Portanto, o nível das taxas de juros é um elemento cada vez mais importante a se levar em conta na hora de valorizar ações. Para capturar estes efeitos e comparar investimentos em ações comparados a investimentos em títulos, nós desenvolvemos o ECY, que leva em conta tanto a valorização das ações quanto níveis de taxas de juros. Para calcular o ECY, nós simplesmente invertemos a proporção CAPE para obter um rendimento e depois subtraímos a taxa de juros real de dez anos.

Esta medida é mais ou menos como o prêmio das ações de mercado, e é um modo útil de se considerar a interação de valorizações e taxas de juros no longo prazo. Um grau mais alto sugere que os títulos são mais atraentes. A ECY americana, por exemplo, é de 4%, derivada de um rendimento CAPE de 3% e após se subtrair uma taxa de juros real em dez anos de 1,0% (ajustada pelo índice de inflação médio de 2% na década anterior).

Nós olhamos os dados históricos de nossas cinco regiões mundiais – até 40 anos atrás, onde os dados permitiram – e descobrimos alguns resultados impressionantes. A ECY está próxima de sua alta histórica em todas as regiões e em alta inédita tanto no Reino Unido quanto no Japão. A ECY do Reino Unido é de quase 10%, e de cerca de 6% na Europa e Japão. Nossos dados na China não voltam tanto atrás assim, ainda que o ECY da China esteja um pouco alto, em torno de 5%. Isso indica que, no mundo, as ações são muito mais atraentes na comparação com títulos de dívida neste momento.

A única outra vez em que as ECYs estiveram tão elevadas, segundo nossos dados mundiais, foi no início da década de 80. Aquele período foi marcado por ações deprimidas com valorizações baratas e taxas de juros e índices de inflação elevados. As proporções CAPE das cinco regiões estavam nas menores dezenas à época, comparadas aos níveis atuais na casa das duas ou três dezenas. Estas condições são quase o oposto do que vemos hoje; ações caras e taxas de juros excepcionalmente baixas.

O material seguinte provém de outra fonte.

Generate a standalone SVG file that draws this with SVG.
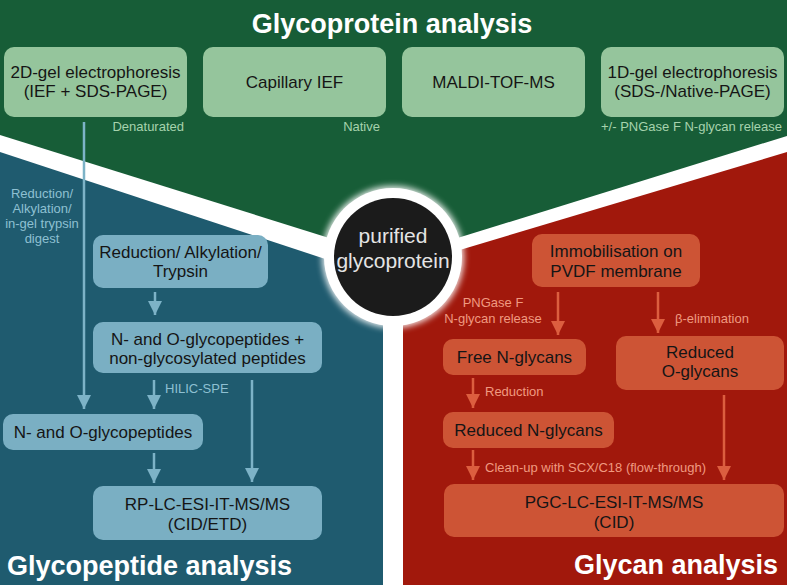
<svg xmlns="http://www.w3.org/2000/svg" width="787" height="585" viewBox="0 0 787 585">
<defs>
<style>
.box-g{fill:#95c59c}
.box-b{fill:#7aafc3}
.box-r{fill:#cd5435}
.t{font-family:"Liberation Sans",Arial,sans-serif;font-size:17px;fill:#151515;text-anchor:middle}
.lab{font-family:"Liberation Sans",Arial,sans-serif;font-size:13px}
.lg{fill:#a6d3ad}
.lb{fill:#8ec0d2}
.lr{fill:#f09a80}
.title{font-family:"Liberation Sans",Arial,sans-serif;font-size:27px;font-weight:bold;fill:#ffffff}
.cb{stroke:#7db3c7;stroke-width:2.5;fill:none}
.cr{stroke:#dc5e3f;stroke-width:2.5;fill:none}
</style>
<marker id="ab" markerUnits="userSpaceOnUse" markerWidth="14" markerHeight="14" viewBox="0 0 14 14" refX="14" refY="7" orient="auto"><path d="M0,0 L14,7 L0,14 z" fill="#7db3c7"/></marker>
<marker id="ar" markerUnits="userSpaceOnUse" markerWidth="14" markerHeight="14" viewBox="0 0 14 14" refX="14" refY="7" orient="auto"><path d="M0,0 L14,7 L0,14 z" fill="#dc5e3f"/></marker>
<filter id="glow" x="-30%" y="-30%" width="160%" height="160%"><feGaussianBlur stdDeviation="3"/></filter>
</defs>
<rect width="787" height="585" fill="#ffffff"/>
<g id="regions">
<polygon points="0,0 787,0 787,136 393,258 0,135" fill="#175d37"/>
<polygon points="0,152 383,278 383,585 0,585" fill="#1f5b6f"/>
<polygon points="403,267 787,152 787,585 403,585" fill="#a1180c"/>
</g>
<g id="center">
<circle cx="393" cy="257" r="71" fill="#ffffff" filter="url(#glow)" opacity="0.9"/>
<circle cx="393" cy="257" r="69" fill="#ffffff"/>
<circle cx="393" cy="257" r="59" fill="#1b1b1b"/>
<text x="393" y="243" font-family="Liberation Sans,Arial,sans-serif" font-size="21" fill="#e4e4e4" text-anchor="middle">purified</text>
<text x="393" y="268" font-family="Liberation Sans,Arial,sans-serif" font-size="21" fill="#e4e4e4" text-anchor="middle">glycoprotein</text>
</g>
<text class="title" x="392" y="33" text-anchor="middle">Glycoprotein analysis</text>
<text class="title" x="7" y="575">Glycopeptide analysis</text>
<text class="title" x="778" y="574" text-anchor="end">Glycan analysis</text>
<g id="n-2dgel"><rect class="box-g" x="4" y="47" width="183" height="70" rx="10"/><text class="t" x="95.5" y="78">2D-gel electrophoresis</text><text class="t" x="95.5" y="97">(IEF + SDS-PAGE)</text></g>
<g id="n-cief"><rect class="box-g" x="203" y="47" width="183" height="70" rx="10"/><text class="t" x="294.5" y="88">Capillary IEF</text></g>
<g id="n-maldi"><rect class="box-g" x="402" y="47" width="183" height="70" rx="10"/><text class="t" x="493.5" y="88">MALDI-TOF-MS</text></g>
<g id="n-1dgel"><rect class="box-g" x="601" y="47" width="183" height="70" rx="10"/><text class="t" x="692.5" y="78">1D-gel electrophoresis</text><text class="t" x="692.5" y="97">(SDS-/Native-PAGE)</text></g>
<text class="lab lg" x="184" y="131" text-anchor="end">Denaturated</text>
<text class="lab lg" x="380" y="131" text-anchor="end">Native</text>
<text class="lab lg" x="782" y="131" text-anchor="end">+/- PNGase F N-glycan release</text>
<g id="n-redalk"><rect class="box-b" x="93" y="235" width="175" height="53" rx="10"/><text class="t" x="180.5" y="258">Reduction/ Alkylation/</text><text class="t" x="180.5" y="277">Trypsin</text></g>
<g id="n-mix"><rect class="box-b" x="93" y="322" width="229" height="51" rx="10"/><text class="t" x="207.5" y="345">N- and O-glycopeptides +</text><text class="t" x="207.5" y="364">non-glycosylated peptides</text></g>
<g id="n-glycopep"><rect class="box-b" x="3" y="414" width="200" height="36" rx="10"/><text class="t" x="103" y="438">N- and O-glycopeptides</text></g>
<g id="n-rplc"><rect class="box-b" x="93" y="486" width="229" height="54" rx="10"/><text class="t" x="207.5" y="510">RP-LC-ESI-IT-MS/MS</text><text class="t" x="207.5" y="530">(CID/ETD)</text></g>
<g id="n-pvdf"><rect class="box-r" x="532" y="234" width="168" height="53" rx="10"/><text class="t" x="616" y="257">Immobilisation on</text><text class="t" x="616" y="277">PVDF membrane</text></g>
<g id="n-freen"><rect class="box-r" x="443" y="339" width="143" height="36" rx="10"/><text class="t" x="514.5" y="363">Free N-glycans</text></g>
<g id="n-redo"><rect class="box-r" x="616" y="336" width="168" height="54" rx="10"/><text class="t" x="700" y="358">Reduced</text><text class="t" x="700" y="377">O-glycans</text></g>
<g id="n-redn"><rect class="box-r" x="443" y="412" width="171" height="36" rx="10"/><text class="t" x="528.5" y="436">Reduced N-glycans</text></g>
<g id="n-pgc"><rect class="box-r" x="444" y="484" width="340" height="53" rx="10"/><text class="t" x="614" y="508">PGC-LC-ESI-IT-MS/MS</text><text class="t" x="614" y="528">(CID)</text></g>
<g id="connectors">
<line class="cb" x1="84" y1="122" x2="84" y2="409" marker-end="url(#ab)"/>
<line class="cb" x1="155" y1="292" x2="155" y2="315" marker-end="url(#ab)"/>
<line class="cb" x1="154" y1="380" x2="154" y2="409" marker-end="url(#ab)"/>
<line class="cb" x1="252" y1="380" x2="252" y2="482" marker-end="url(#ab)"/>
<line class="cb" x1="154" y1="453" x2="154" y2="483" marker-end="url(#ab)"/>
<line class="cr" x1="558" y1="292" x2="558" y2="335" marker-end="url(#ar)"/>
<line class="cr" x1="658" y1="292" x2="658" y2="333" marker-end="url(#ar)"/>
<line class="cr" x1="473" y1="378" x2="473" y2="408" marker-end="url(#ar)"/>
<line class="cr" x1="473" y1="450" x2="473" y2="480" marker-end="url(#ar)"/>
<line class="cr" x1="724" y1="395" x2="724" y2="480" marker-end="url(#ar)"/>
</g>
<g id="labels">
<text class="lab lb" x="42" y="198" text-anchor="middle">Reduction/</text>
<text class="lab lb" x="42" y="213" text-anchor="middle">Alkylation/</text>
<text class="lab lb" x="42" y="228" text-anchor="middle">in-gel trypsin</text>
<text class="lab lb" x="42" y="243" text-anchor="middle">digest</text>
<text class="lab lb" x="165" y="393">HILIC-SPE</text>
<text class="lab lr" x="493" y="307" text-anchor="middle">PNGase F</text>
<text class="lab lr" x="493" y="323" text-anchor="middle">N-glycan release</text>
<text class="lab lr" x="675" y="323">β-elimination</text>
<text class="lab lr" x="485" y="396">Reduction</text>
<text class="lab lr" x="485" y="472">Clean-up with SCX/C18 (flow-through)</text>
</g>
</svg>
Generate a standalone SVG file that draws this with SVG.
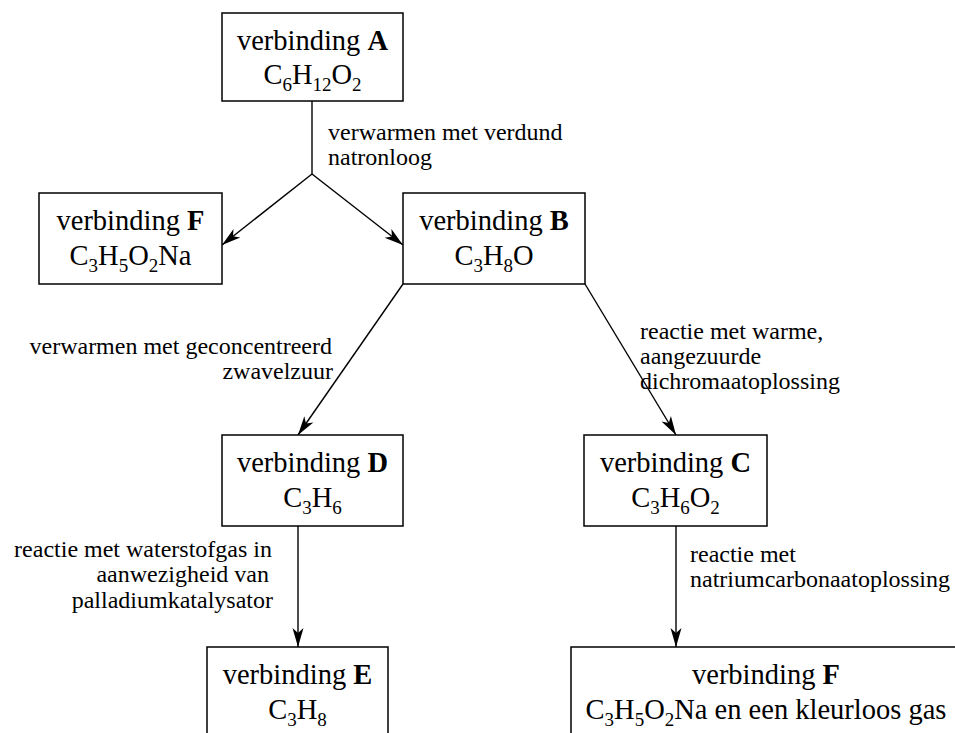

Não temos como saber de que modo a pandemia de covid-19 vai terminar, e ela pode muito bem acabar logo com a chegada de vacinas eficazes. Porém, uma das principais conclusões do indicador ECY é que ele confirma a relativa atração das ações, em particular quando se considera um período potencialmente longo de baixas taxas de juro. Pode justificar a narrativa do FOMO e até certo ponto explicar a forte preferência dos investidores por ações desde março.

Com o tempo, pode ser que o rendimento dos títulos aumente, e as valorizações de ações também precisem de uma reconfiguração, acompanhadas dos rendimentos. Porém, a essa altura, apesar dos riscos e das proporções CAPE elevadas, talvez as valorizações não sejam tão absurdas quanto se imagina.